I can attest that this can be as easy as showing up at an event where you expect to find like minded people, a clipboard and pen in hand, asking for names and contact details of interested people. Knock on the door of houses with interesting gardens – chances are, the gardener will be only too happy to talk gardening and seeds with you. Connect with other community groups, like Landcare groups and Neighbourhood Centres. Email makes group networking very easy, you can simply create your own mailing list (using BCC if members prefer not to share their email address with other members) or use a web based group platform like Yahoo Groups.
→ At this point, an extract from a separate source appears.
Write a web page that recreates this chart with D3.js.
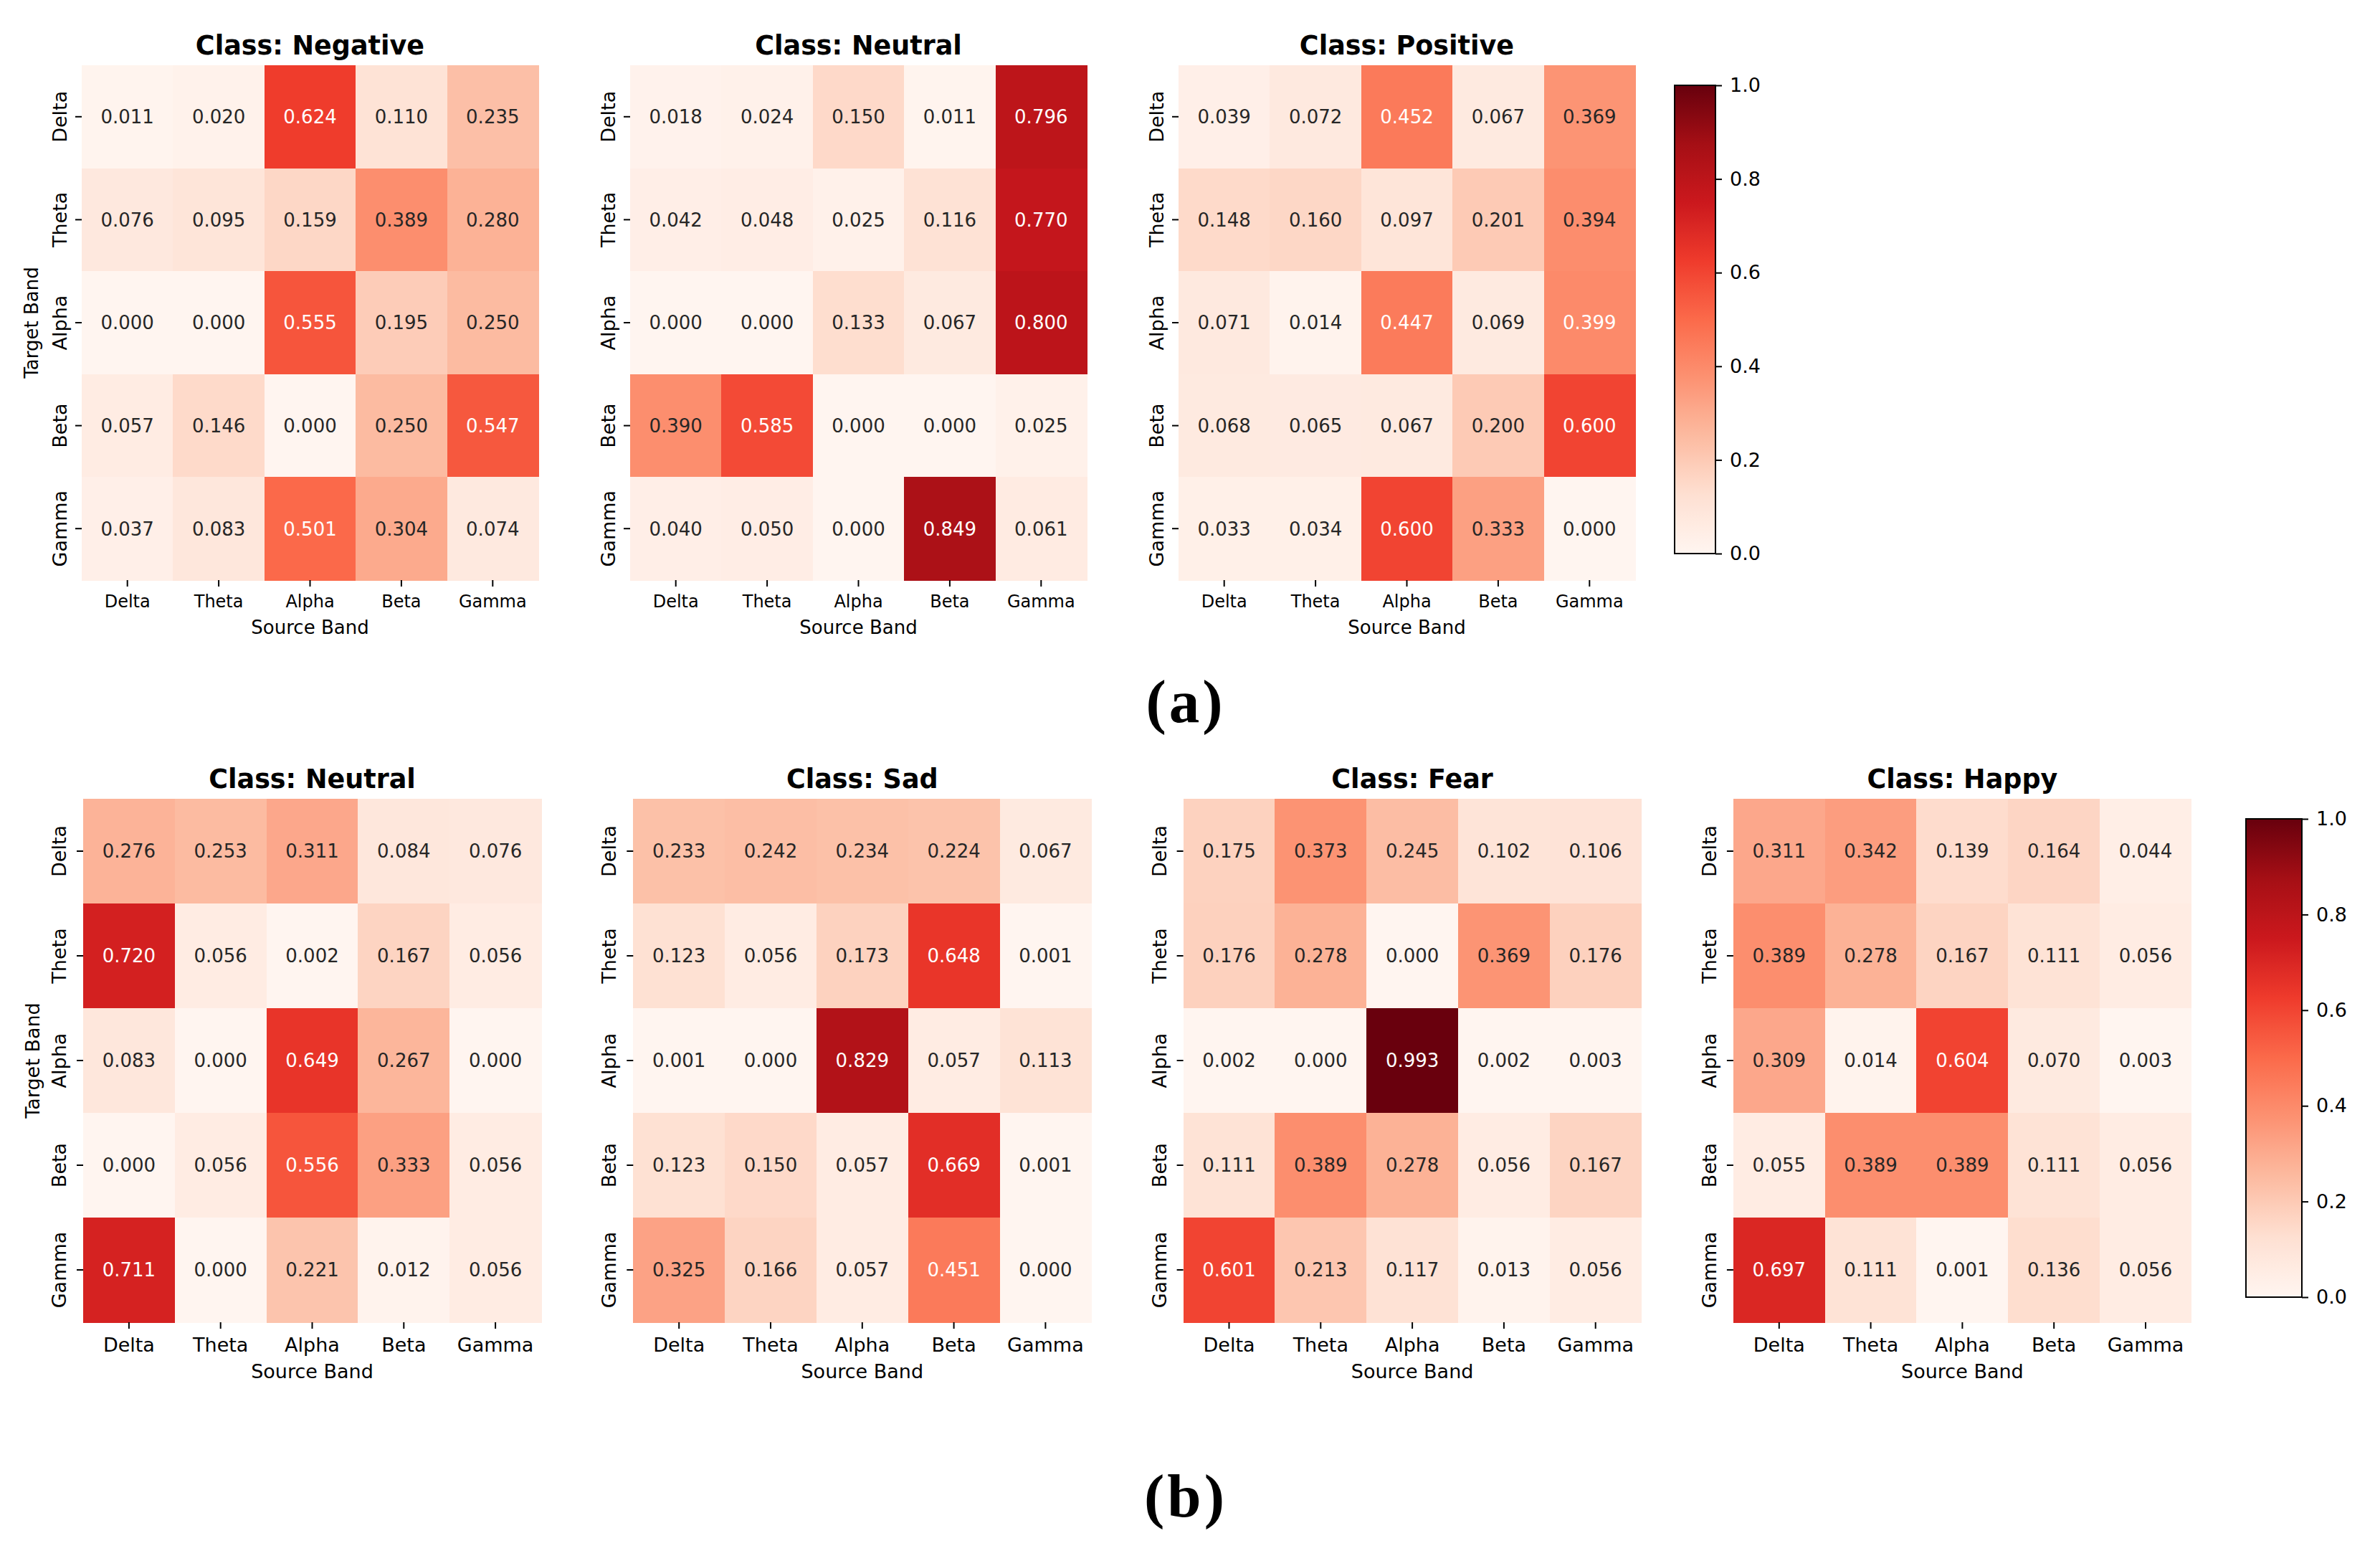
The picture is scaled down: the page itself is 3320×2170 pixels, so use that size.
<!DOCTYPE html>
<html>
<head>
<meta charset="utf-8">
<script src="https://cdn.jsdelivr.net/npm/d3@7"></script>
<style>
  html, body { margin: 0; padding: 0; background: #fff; }
  svg { display: block; }
</style>
</head>
<body>
<div id="chart"></div>
<script>
// ---- data ----
const bands = ["Delta", "Theta", "Alpha", "Beta", "Gamma"];

const classesA = ["Negative", "Neutral", "Positive"];
const classesB = ["Neutral", "Sad", "Fear", "Happy"];

// rows = target band, columns = source band
const negativeA = [
    [0.011, 0.020, 0.624, 0.110, 0.235],
    [0.076, 0.095, 0.159, 0.389, 0.280],
    [0.000, 0.000, 0.555, 0.195, 0.250],
    [0.057, 0.146, 0.000, 0.250, 0.547],
    [0.037, 0.083, 0.501, 0.304, 0.074]
];
const neutralA = [
    [0.018, 0.024, 0.150, 0.011, 0.796],
    [0.042, 0.048, 0.025, 0.116, 0.770],
    [0.000, 0.000, 0.133, 0.067, 0.800],
    [0.390, 0.585, 0.000, 0.000, 0.025],
    [0.040, 0.050, 0.000, 0.849, 0.061]
];
const positiveA = [
    [0.039, 0.072, 0.452, 0.067, 0.369],
    [0.148, 0.160, 0.097, 0.201, 0.394],
    [0.071, 0.014, 0.447, 0.069, 0.399],
    [0.068, 0.065, 0.067, 0.200, 0.600],
    [0.033, 0.034, 0.600, 0.333, 0.000]
];

const neutralB = [
    [0.276, 0.253, 0.311, 0.084, 0.076],
    [0.720, 0.056, 0.002, 0.167, 0.056],
    [0.083, 0.000, 0.649, 0.267, 0.000],
    [0.000, 0.056, 0.556, 0.333, 0.056],
    [0.711, 0.000, 0.221, 0.012, 0.056]
];
const sadB = [
    [0.233, 0.242, 0.234, 0.224, 0.067],
    [0.123, 0.056, 0.173, 0.648, 0.001],
    [0.001, 0.000, 0.829, 0.057, 0.113],
    [0.123, 0.150, 0.057, 0.669, 0.001],
    [0.325, 0.166, 0.057, 0.451, 0.000]
];
const fearB = [
    [0.175, 0.373, 0.245, 0.102, 0.106],
    [0.176, 0.278, 0.000, 0.369, 0.176],
    [0.002, 0.000, 0.993, 0.002, 0.003],
    [0.111, 0.389, 0.278, 0.056, 0.167],
    [0.601, 0.213, 0.117, 0.013, 0.056]
];
const happyB = [
    [0.311, 0.342, 0.139, 0.164, 0.044],
    [0.389, 0.278, 0.167, 0.111, 0.056],
    [0.309, 0.014, 0.604, 0.070, 0.003],
    [0.055, 0.389, 0.389, 0.111, 0.056],
    [0.697, 0.111, 0.001, 0.136, 0.056]
];

const colorbarTicks = [0, 0.2, 0.4, 0.6, 0.8, 1.0];

// ColorBrewer Reds (same anchors as matplotlib "Reds")
const redsAnchors = ["#fff5f0", "#fee0d2", "#fcbba1", "#fc9272", "#fb6a4a",
                     "#ef3b2c", "#cb181d", "#a50f15", "#67000d"];

// ---- setup ----
const W = 3320, H = 2170;
const FONT = "'DejaVu Sans', sans-serif";

const svg = d3.select("#chart").append("svg")
    .attr("width", W)
    .attr("height", H)
    .attr("viewBox", `0 0 ${W} ${H}`);

svg.append("rect").attr("width", W).attr("height", H).attr("fill", "#fff");

const colorScale = d3.scaleLinear()
    .domain(d3.range(redsAnchors.length).map(i => i / (redsAnchors.length - 1)))
    .range(redsAnchors)
    .interpolate(d3.interpolateRgb)
    .clamp(true);

// matplotlib colormaps use a 256 entry lookup table
function cmap(v) {
    const idx = Math.min(255, Math.max(0, Math.floor(v * 256)));
    return colorScale(idx / 255);
}

// seaborn picks annotation colour from relative luminance
function luminance(c) {
    const rgb = d3.rgb(c);
    const lin = [rgb.r, rgb.g, rgb.b].map(v => {
        v /= 255;
        return v <= 0.03928 ? v / 12.92 : Math.pow((v + 0.055) / 1.055, 2.4);
    });
    return 0.2126 * lin[0] + 0.7152 * lin[1] + 0.0722 * lin[2];
}

function drawHeatmap(opt) {
    const g = svg.append("g")
        .attr("transform", `translate(${opt.x},${opt.y})`);

    const xScale = d3.scaleBand().domain(bands).range([0, opt.w]);
    const yScale = d3.scaleBand().domain(bands).range([0, opt.h]);

    const cells = [];
    opt.values.forEach((row, i) => {
        row.forEach((v, j) => {
            cells.push({ target: bands[i], source: bands[j], value: v });
        });
    });

    g.selectAll(".cell")
        .data(cells)
        .enter()
        .append("rect")
        .attr("class", "cell")
        .attr("x", d => xScale(d.source))
        .attr("y", d => yScale(d.target))
        .attr("width", xScale.bandwidth() + 0.5)
        .attr("height", yScale.bandwidth() + 0.5)
        .attr("fill", d => cmap(d.value))
        .attr("shape-rendering", "crispEdges");

    g.selectAll(".annot")
        .data(cells)
        .enter()
        .append("text")
        .attr("class", "annot")
        .attr("x", d => xScale(d.source) + xScale.bandwidth() / 2)
        .attr("y", d => yScale(d.target) + yScale.bandwidth() / 2)
        .attr("dy", "0.36em")
        .attr("text-anchor", "middle")
        .attr("font-family", FONT)
        .attr("font-size", opt.cellFs)
        .attr("fill", d => luminance(cmap(d.value)) > 0.408 ? "#262626" : "#ffffff")
        .text(d => d3.format(".3f")(d.value));

    // x axis
    const xAxis = g.append("g")
        .attr("transform", `translate(0,${opt.h})`)
        .call(d3.axisBottom(xScale).tickSize(opt.tick).tickSizeOuter(0));
    xAxis.select(".domain").remove();
    xAxis.selectAll(".tick line").attr("stroke", "#000").attr("stroke-width", 2);
    xAxis.selectAll(".tick text")
        .attr("y", opt.xTickBase)
        .attr("dy", null)
        .attr("fill", "#000")
        .attr("font-family", FONT)
        .attr("font-size", opt.xTickFs);

    // y axis (vertical labels)
    const yAxis = g.append("g")
        .call(d3.axisLeft(yScale).tickSize(opt.tick).tickSizeOuter(0));
    yAxis.select(".domain").remove();
    yAxis.selectAll(".tick line").attr("stroke", "#000").attr("stroke-width", 2);
    yAxis.selectAll(".tick text")
        .attr("x", null)
        .attr("dy", null)
        .attr("text-anchor", "middle")
        .attr("transform", `translate(${-opt.yTickBase},0) rotate(-90)`)
        .attr("fill", "#000")
        .attr("font-family", FONT)
        .attr("font-size", opt.yTickFs);

    // title
    g.append("text")
        .attr("x", opt.w / 2)
        .attr("y", -opt.titleGap)
        .attr("text-anchor", "middle")
        .attr("font-family", FONT)
        .attr("font-weight", "bold")
        .attr("font-size", 36.5)
        .attr("fill", "#000")
        .text("Class: " + opt.title);

    // axis labels
    g.append("text")
        .attr("x", opt.w / 2)
        .attr("y", opt.h + opt.xLabelBase)
        .attr("text-anchor", "middle")
        .attr("font-family", FONT)
        .attr("font-size", opt.labelFs)
        .attr("fill", "#000")
        .text("Source Band");

    if (opt.showYLabel) {
        g.append("text")
            .attr("transform", `translate(${opt.yLabelX - opt.x},${opt.h / 2}) rotate(-90)`)
            .attr("dy", "0.36em")
            .attr("text-anchor", "middle")
            .attr("font-family", FONT)
            .attr("font-size", opt.labelFs)
            .attr("fill", "#000")
            .text("Target Band");
    }
}

function drawColorbar(cb, id) {
    const g = svg.append("g")
        .attr("transform", `translate(${cb.x},${cb.y})`);

    const grad = svg.append("defs").append("linearGradient")
        .attr("id", id)
        .attr("x1", 0).attr("y1", 1)
        .attr("x2", 0).attr("y2", 0);
    d3.range(0, 1.0001, 1 / 32).forEach(t => {
        grad.append("stop")
            .attr("offset", t)
            .attr("stop-color", colorScale(t));
    });

    g.append("rect")
        .attr("width", cb.w)
        .attr("height", cb.h)
        .attr("fill", `url(#${id})`)
        .attr("stroke", "#000")
        .attr("stroke-width", 2);

    const s = d3.scaleLinear().domain([0, 1]).range([cb.h, 0]);
    const ax = g.append("g")
        .attr("transform", `translate(${cb.w},0)`)
        .call(d3.axisRight(s)
            .tickValues(colorbarTicks)
            .tickFormat(d3.format(".1f"))
            .tickSize(9)
            .tickPadding(11));
    ax.select(".domain").remove();
    ax.selectAll(".tick line").attr("stroke", "#000").attr("stroke-width", 2);
    ax.selectAll(".tick text")
        .attr("fill", "#000")
        .attr("font-family", FONT)
        .attr("font-size", 27);
}

function subLabel(text, baseline) {
    const t = svg.append("text")
        .attr("x", W / 2 - 8)
        .attr("y", baseline)
        .attr("text-anchor", "middle")
        .attr("font-family", "'Liberation Serif', 'Times New Roman', serif")
        .attr("font-weight", "bold")
        .attr("font-size", 85)
        .attr("fill", "#000");
    t.append("tspan").text("(");
    t.append("tspan").attr("dx", 4).text(text);
    t.append("tspan").attr("dx", 4).text(")");
}

// ---- row (a) ----
const valuesA = [negativeA, neutralA, positiveA];
classesA.forEach((c, i) => {
    drawHeatmap({
        x: 114 + i * 765, y: 91, w: 637, h: 718,
        title: c, values: valuesA[i],
        showYLabel: i === 0, yLabelX: 44,
        tick: 9, cellFs: 26, xTickFs: 24, yTickFs: 27, labelFs: 26,
        xTickBase: 38, yTickBase: 21, xLabelBase: 75, titleGap: 15
    });
});
drawColorbar({ x: 2336, y: 119, w: 57, h: 653 }, "cbarA");
subLabel("a", 1007);

// ---- row (b) ----
const valuesB = [neutralB, sadB, fearB, happyB];
classesB.forEach((c, i) => {
    drawHeatmap({
        x: 116 + i * 767.3, y: 1114, w: 639, h: 730,
        title: c, values: valuesB[i],
        showYLabel: i === 0, yLabelX: 45,
        tick: 9, cellFs: 26, xTickFs: 27, yTickFs: 27, labelFs: 27,
        xTickBase: 41, yTickBase: 24, xLabelBase: 78, titleGap: 15
    });
});
drawColorbar({ x: 3133, y: 1142, w: 78, h: 667 }, "cbarB");
subLabel("b", 2115);
</script>
</body>
</html>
Maintaining a mailing list is a task that one keen group member can take on without much impost on their time at all, and this duty can be rotated among members. Activities are organised to suit the group. Our LSN here in the Great Lakes is in the routine of meeting monthly, at a different member’s place each time, and bringing along home made food to share along with surplus seeds and produce. The combined energy of a group like this is wonderful, and everyone’s gardens gather diversity for free.

6 Comments

  1. This is an excellent article. I just began my season’s savings with an eggplant that had gotten out of hand under the mulch! I’ll likely keep the test plants going this winter in the greenhouse.

  2. A lot of useful information in a short space- a great introduction to seed saving. This is our first year saving seed, the children especially are very excited about it. Clearly this is not an optional skill, it’s a must-have one for all of us who want to grow our own food and be as self-sufficient as possible.

  3. It never ceases to amaze me the wealth of information that this site generates. I LOVE you guys! Please please PLEASE keep up the posting as without you, there are many of us who would have to hunt far and wide for this precious stuff :)

  4. Yes, I agree with narf7. I much prefer to come to this site to get my news as the mainstream media is mainly concerned with delivering us with the bad news, here we get the good news.

  5. I saved seeds and share with a new neighbor…she apreciatte a lot the seeds….we grown herbs,peepers, beans, small tre in a pots.

  6. What a great article! Thank you for putting all that information in such a well written and concise article. Through Permaculture Noosa we have a group of people, interested in Seed Saving, who are getting together monthly on 2nd Thur of the month 9.30 – 11.30am at Cooroy Golf Club. All are welcome. Your article is a wonderful inspiration to us all!